Lekki et Badagry – NIGERIA
Pays le plus peuplé d’Afrique, le Nigéria en est le 1er producteur de pétrole. En 2014, il serait devenu la première économie d’Afrique. Le Nigeria est appelé à devoir traiter 10 millions de conteneurs EVP à l’horizon 2025, contre 2 millions aujourd’hui, principalement autour de Lagos. Deux chantiers monstres ont donc été lancés. Il s’agit des ports de Lekki et de Badagry, qui seront des ports de transbordement régionaux et s’érigeront à environ 100 kilomètres de la mégapole. Leur livraison n’est pas attendue avant 2018, alors que les plans initiaux prévoyaient 2016.
Lamu – KENYA
Kenya a programmé son propre projet pharaonique prévu à Lamu et dont le coût pourrait atteindre 30 milliards de dollars en intégrant l’ensemble des composantes prévues. Fer de lance du projet LAPSSET (Lamu Port Southern Sudan-Ethiopia Transport), un corridor qui doit révolutionner le transport de marchandises et de pétrole dans la région, le futur mégaport doit compter 32 terminaux. Le vaste projet englobe de nombreuses autres infrastructures, incluant des routes, des lignes ferroviaires, des aéroports et des raffineries de pétrole, un oléoduc et des câbles de fibre optique. Après de multiples retards, les autorités kenyanes prévoient l’entrée en service du port pour 2019.
Bagamoyo – TANZANIE
La Tanzanie a lancé l’an dernier la construction de ce qu’elle entrevoit comme le plus grand port d’Afrique de l’Est dans la station touristique côtière de Bagamoyo. Au coût de 11 milliards de dollars et financé en grande partie par un cabinet d’investissement chinois appartenant au gouvernement central, le port doit pouvoir traiter 20 millions de conteneurs annuellement à l’horizon 2020. Situé à 75 kilomètres de la métropole Dar es-Salaam, il doit positionner le pays de manière enviable et incontournable dans les affaires et le commerce régional. Sa livraison est prévue pour 2017.
Kribi – CAMEROUN
Le port en eau profonde de Kribi et son complexe industriel doivent booster l’économie camerounaise et desservir les pays enclavés de la sous-région comme la Centrafrique et le Tchad. Dans son ensemble, il comprend une première composante portuaire qui comprendra une vingtaine de terminaux à l’horizon 2040, une seconde composante industrielle qui s’étendra sur 20.000 hectares et une troisième composante urbaine. Le méga projet est évalué à environ 15 milliards de dollars. Les deux premiers terminaux sont entrés en fonction l’an dernier et permettent d’accueillir des mastodontes marins de 70.000 tonnes.
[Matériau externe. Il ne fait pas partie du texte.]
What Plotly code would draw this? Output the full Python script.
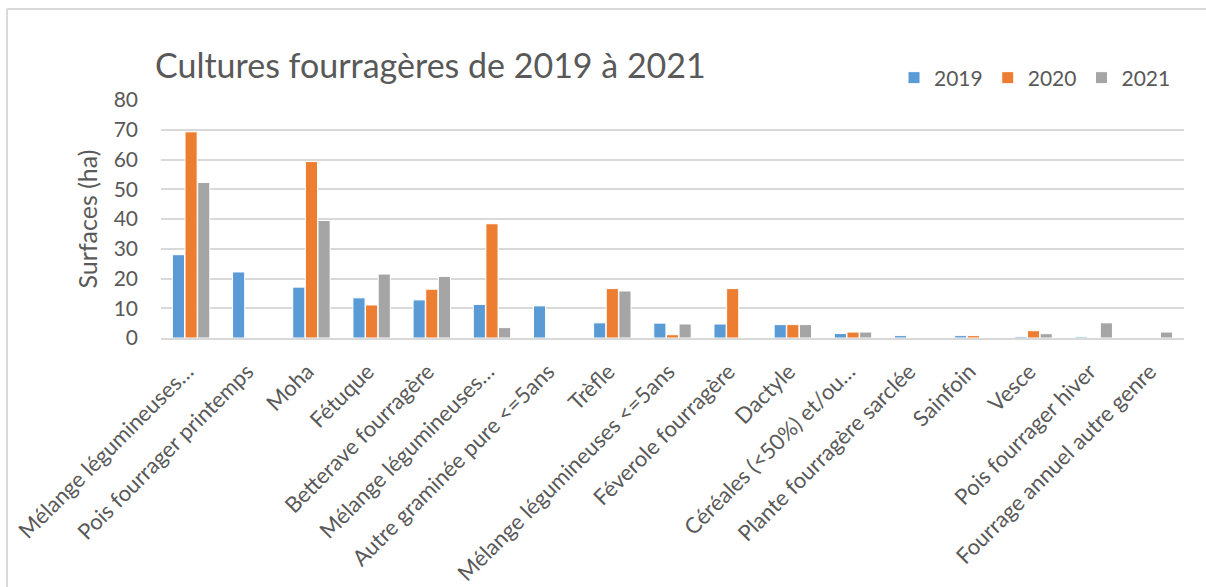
import plotly.graph_objects as go

# Surfaces des cultures fourragères (ha) par année
categories = [
    "Mélange légumineuses…",
    "Pois fourrager printemps",
    "Moha",
    "Fétuque",
    "Betterave fourragère",
    "Mélange légumineuses…",
    "Autre graminée pure <=5ans",
    "Trèfle",
    "Mélange légumineuses <=5ans",
    "Féverole fourragère",
    "Dactyle",
    "Céréales (<50%) et/ou…",
    "Plante fourragère sarclée",
    "Sainfoin",
    "Vesce",
    "Pois fourrager hiver",
    "Fourrage annuel autre genre",
]
surf_2019 = [28.0, 22.2, 17.1, 13.5, 12.8, 11.3, 10.8, 5.1, 5.0, 4.7, 4.5, 1.5, 0.8, 0.8, 0.45, 0.4, 0]
surf_2020 = [69.3, 0, 59.3, 11.1, 16.4, 38.4, 0, 16.6, 1.1, 16.6, 4.5, 2.0, 0, 0.8, 2.45, 0, 0]
surf_2021 = [52.3, 0, 39.5, 21.5, 20.7, 3.5, 0, 15.8, 4.7, 0, 4.5, 2.0, 0, 0, 1.45, 5.1, 2.0]
years = ["2019", "2020", "2021"]
colors = ["#5B9BD5", "#ED7D31", "#A5A5A5"]

# distinct x keys so duplicated labels stay separate categories
x_keys = list(range(len(categories)))

TXT = "#595959"
GRID = "#D9D9D9"
FONT = "Lato"

fig = go.Figure()
for name, vals, col in zip(years, [surf_2019, surf_2020, surf_2021], colors):
    fig.add_trace(go.Bar(
        name=name, x=x_keys, y=vals,
        marker=dict(color=col, line=dict(color="white", width=1)),
    ))

W, H = 1206, 587
L, R, T, B = 161, 22, 100, 249
pw, ph = W - L - R, H - T - B


def px_x(x):
    return (x - L) / pw


def px_y(y):
    return (H - B - y) / ph


fig.update_layout(
    width=W, height=H,
    margin=dict(l=L, r=R, t=T, b=B, autoexpand=False),
    paper_bgcolor="white", plot_bgcolor="white",
    font=dict(family=FONT, color=TXT, size=19),
    barmode="group", bargap=0.37, bargroupgap=0.04,
    title=dict(
        text="Cultures fourragères de 2019 à 2021",
        font=dict(family=FONT, size=34, color=TXT),
        xref="container", x=155 / W, xanchor="left",
        yref="container", y=1 - 66 / H, yanchor="middle",
    ),
    legend=dict(
        orientation="h", xanchor="right", x=px_x(1176),
        yanchor="middle", y=px_y(78),
        font=dict(family=FONT, size=21, color=TXT),
        bgcolor="rgba(0,0,0,0)", traceorder="normal",
    ),
    shapes=[
        dict(type="line", xref="paper", yref="paper",
             x0=px_x(7), x1=px_x(7), y0=px_y(9), y1=px_y(800),
             line=dict(color=GRID, width=2), layer="below"),
        dict(type="line", xref="paper", yref="paper",
             x0=px_x(7), x1=px_x(1300), y0=px_y(9), y1=px_y(9),
             line=dict(color=GRID, width=2), layer="below"),
    ],
)

fig.update_xaxes(
    tickmode="array", tickvals=x_keys, ticktext=categories,
    tickangle=-45, tickfont=dict(family=FONT, size=22, color=TXT),
    ticklabelstandoff=10, ticklabelshift=-4,
    showgrid=False, showline=True, linecolor=GRID, linewidth=2,
    ticks="", range=[-0.5, len(categories) - 0.5],
)
fig.update_yaxes(
    range=[0, 80], dtick=10, showgrid=True, gridcolor=GRID, gridwidth=2,
    zeroline=False, showline=False, ticks="",
    tickfont=dict(family=FONT, size=21, color=TXT),
    ticklabelstandoff=22,
    title_text="Surfaces (ha)",
    title_font=dict(family=FONT, size=25, color=TXT),
    title_standoff=8,
)

fig.write_html("out.html")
Le Port autonome de Lomé – TOGO
Le port autonome de Lomé (PAL) a bénéficié d’un plan de développement inédit. Avec pour objectif de quadrupler la capacité du PAL qui passe de 400.000 équivalent vingt pieds (EVP) à plus de 2 millions d’EVP. PAL poursuit sa modernisation et prévoit d’investir 32,7 millions d’euros en 2016 pour réhabiliter la voirie, ce qui devrait générer 500 emplois.
Depuis 2010, les investissements se montent à 55,3 millions d’euros pour le dragage du chenal d’accès et bassin d’évitage, l’aide à la navigation, l’épi d’arrêt de sable, le suivi de la modélisation de la sédimentation du nouveau chenal d’accès. Le PAL dessert le Togo mais aussi les pays enclavés au Nord du pays, que ce soit le Mali, le Burkina Faso et le Niger.
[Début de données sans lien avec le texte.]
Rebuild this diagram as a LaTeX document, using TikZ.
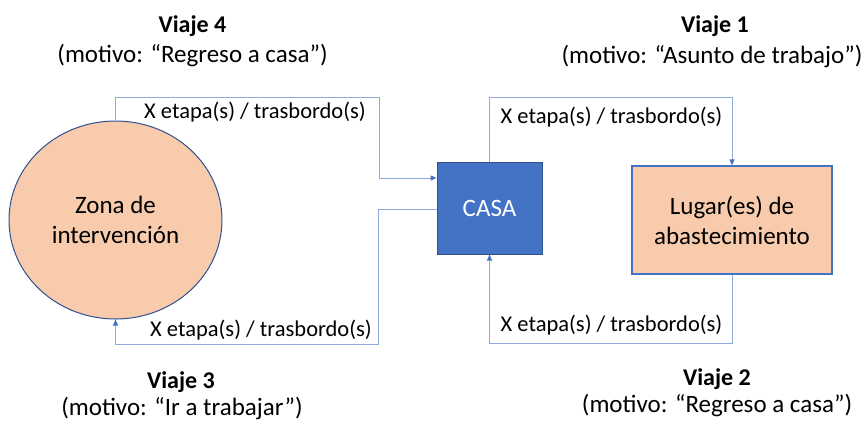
\documentclass[tikz,border=0pt]{standalone}
\usepackage{fontspec}
\setmainfont{Carlito}
\usetikzlibrary{arrows.meta,shapes.geometric}
\definecolor{peach}{HTML}{F8CBAD}
\definecolor{accblue}{HTML}{4472C4}
\definecolor{darkblue}{HTML}{2F528F}
\definecolor{linkblue}{HTML}{8FAADC}
\tikzset{
  conn/.style={draw=linkblue, line width=1pt, -{Triangle[length=6pt,width=5pt,color=accblue]}},
  lbl/.style={font=\fontsize{22.5}{27}\selectfont, inner sep=0pt, anchor=base},
  ttl/.style={font=\fontsize{24}{28}\selectfont\bfseries, inner sep=0pt, anchor=base},
  mot/.style={font=\fontsize{25}{30}\selectfont, inner sep=0pt, anchor=base},
  boxtext/.style={font=\fontsize{25}{30}\selectfont, align=center}
}
\begin{document}
\begin{tikzpicture}[x=1pt,y=-1pt]
\useasboundingbox (0,0) rectangle (866,421);
\node[ellipse, draw=darkblue, line width=1pt, fill=peach, minimum width=213pt, minimum height=198pt, inner sep=0pt, boxtext] (zona) at (115.5,220) {Zona de\\intervención};
\node[rectangle, draw=darkblue, line width=1pt, fill=accblue, minimum width=105pt, minimum height=92pt, inner sep=0pt, boxtext, text=white] (casa) at (489.5,208) {CASA};
\node[rectangle, draw=accblue, line width=1.3pt, fill=peach, minimum width=200pt, minimum height=108pt, inner sep=0pt, boxtext] (lugar) at (732,220) {Lugar(es) de\\abastecimiento};
\coordinate (t4) at (379,97);
\coordinate (b3) at (378,344);
\coordinate (t1) at (732,97);
\coordinate (b2) at (489.5,343);
\draw[conn] (zona.north) |- (t4) |- ([yshift=30pt]casa.west);
\draw[conn] ([yshift=-1pt]casa.west) -| (b3) -| (zona.south);
\draw[conn] (casa.north) |- (t1) -- (lugar.north);
\draw[conn] (lugar.south) |- (b2) -- (casa.south);
\node[lbl] (l4) at (255,118) {X etapa(s) / trasbordo(s)};
\node[lbl] (l3) at (261,336) {X etapa(s) / trasbordo(s)};
\node[lbl] (l1) at (611.5,123) {X etapa(s) / trasbordo(s)};
\node[lbl] (l2) at (611.5,331) {X etapa(s) / trasbordo(s)};
\node[ttl] (v4) at (192.5,32) {Viaje 4};
\node[mot] (m4) at (192.5,62) {(motivo: “Regreso a casa”)};
\node[ttl] (v1) at (715,32) {Viaje 1};
\node[mot] (m1) at (712,63) {(motivo: “Asunto de trabajo”)};
\node[ttl] (v3) at (181,388) {Viaje 3};
\node[mot] (m3) at (182,415) {(motivo: “Ir a trabajar”)};
\node[ttl] (v2) at (717,385) {Viaje 2};
\node[mot] (m2) at (717,412) {(motivo: “Regreso a casa”)};
\end{tikzpicture}
\end{document}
Le port d’Abidjan – CôTE D’IVOIRE
Dans la compétition ouest-africaine portuaire, le port d’Abidjan qui jusque là captait 70% des échanges extérieurs des pays de l’hinterland, revient en force après dix ans de crise qu’a connue la Côte d’Ivoire. L’Etat ivoirien qui fait évoluer ses infrastructures portuaires a lancé d’énormes travaux en octobre 2015 sur le port autonome d’Abidjan qui incluent un approfondissement de la passe du canal de Vridi, la modernisation des quais actuels et la construction d’un second terminal à conteneurs. Ils devraient être terminés en 2019.
Ces travaux, dont le coût est évalué à 560 milliards de francs CFA (plus de 850 millions d’euros), seront financés à 85% par la banque chinoise d’import-export Eximbank of China.